Bir Ege turumdaki gözlemimde çok üzülmüştüm. Tam karşımda Meis vardı. Oradakilerle bizim köpekler birbirlerine havlıyorlardı. Anlayacağınız, aradaki mesafe ne Kıta Sahanlığı ne deniz mili hesaplarına uyuyordu. Kendime sordum "Yahu biz buraları nasıl verdik?" O andan itibaren bende Lozan'a karşı büyük ilgi uyandı. Kitaplara, kütüphanelere kadar uzanan bir çalışmaya girdim. Savunucuları, karşı çıkanları tek tek inceledim. Burada kullanacağım kelimeleri özenle seçmek zorundayım. Çünkü "kim haklı kim haksız" yorumunda bulunmak istemiyorum. Ancak bir konuyu vurgulamak amacındayım. Moskova'nın Kars başta, Doğu Anadolu'ya karşı bitmeyen iştahını Lozan mücadelesinde de görüyoruz. Savaş yorgunu Türkiye, bir yandan devlere karşı müzakere yürütüyor öbür taraftan Sovyetlerin tehdidi altındaydı. Her tarafından kuşatılmış bir ülke olarak İsmet Paşa'nın stratejisini kabullenmek zorundayız. O da "ne kadar fazla koparırsam"ı uyguladı.
Çiller'e kadar
Kardak Krizi'nin hatırlayın. Burası jeolojik tanımlamayla büyükçe bir kaya parçası. Ancak burnumuzun dibinde. Ve de anlaşma dışı. Yani kimseye bırakılmayanlardan.
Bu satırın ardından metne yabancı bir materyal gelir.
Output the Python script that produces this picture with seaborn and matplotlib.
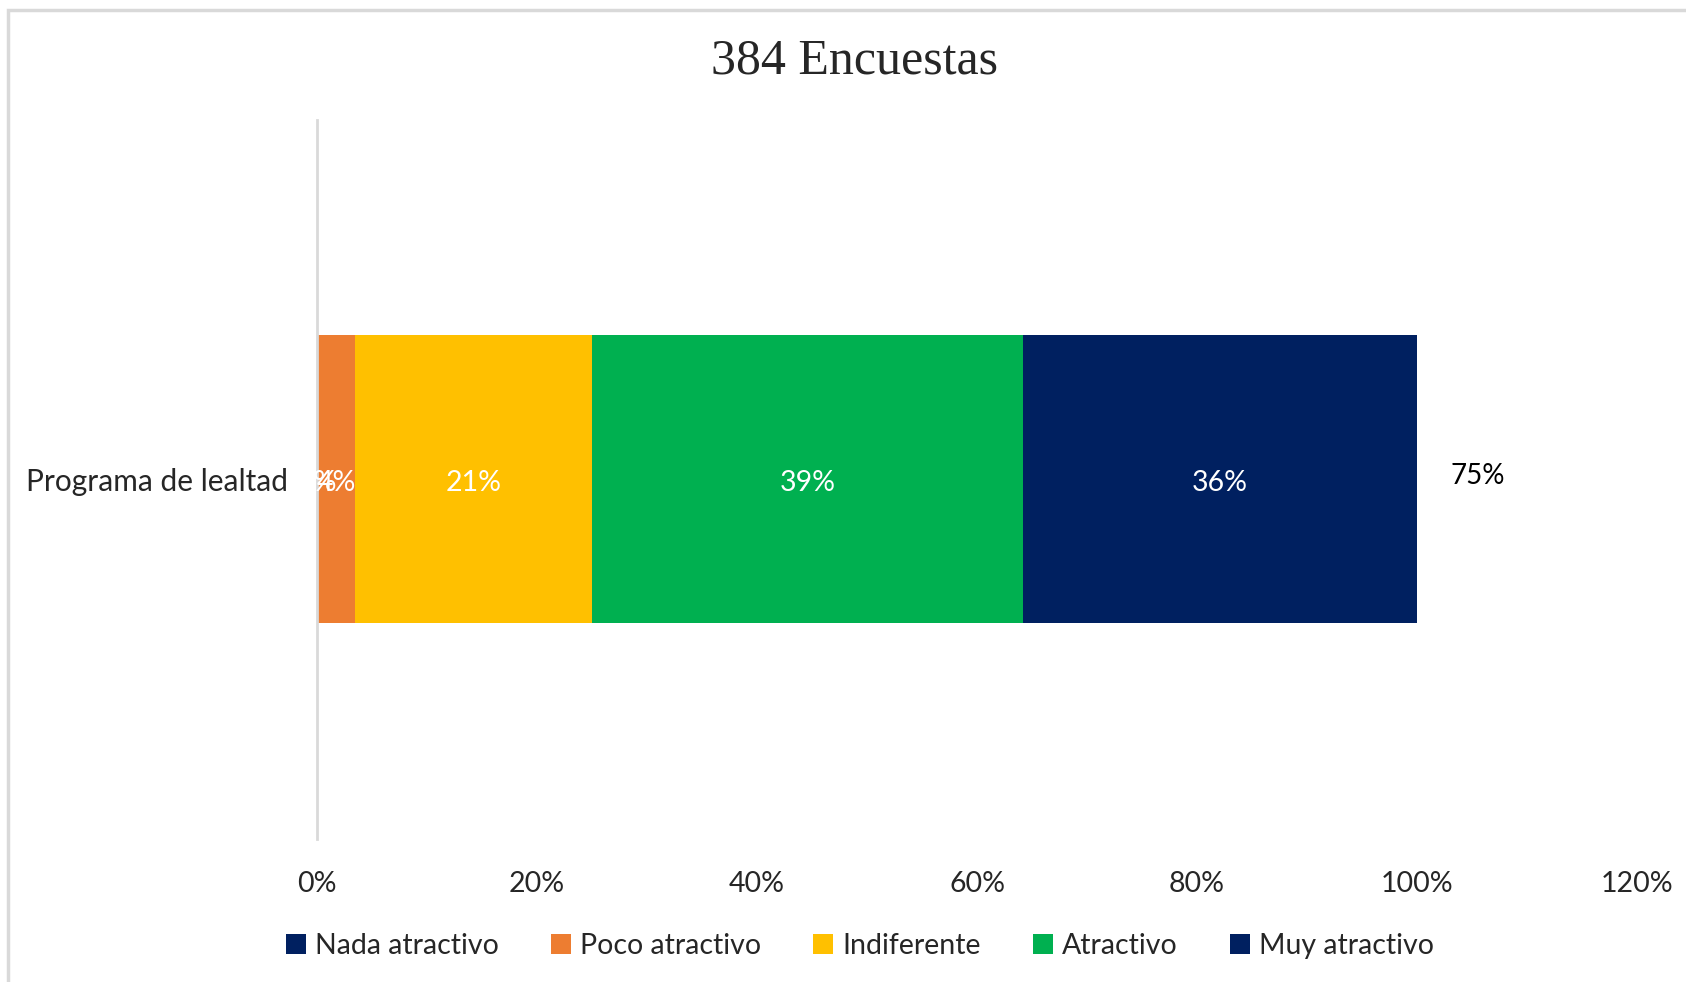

Bir gece iki Yunan papazı buraya çıkıp Yunan bayrağı çektiler. Getirdikleri keçileri de ortalığa bıraktılar. Yer yerinden oynadı. Türkiye ile Yunanistan arasında Kıbrıs'tan sonra en büyük savaş olasılığı doğdu. Dönemin Başbakanı Tansu Çiller'in en çok övgü aldığı resti tarihe yazıldı; "O bayrak oradan ya inecek, ya inecek." SAT komandolarımız bu emrin gereğini yerine getirdiler. Yunan bayrağı indirildi, bizimki çekildi. Daldan dala gitmek istemiyorum ama. Burada bir noktaya değinmek zorundayım. Bu aslanları seneler sonra FETÖ'cü tezgahlarıyla içeri tıkıp, yargılamadık mı?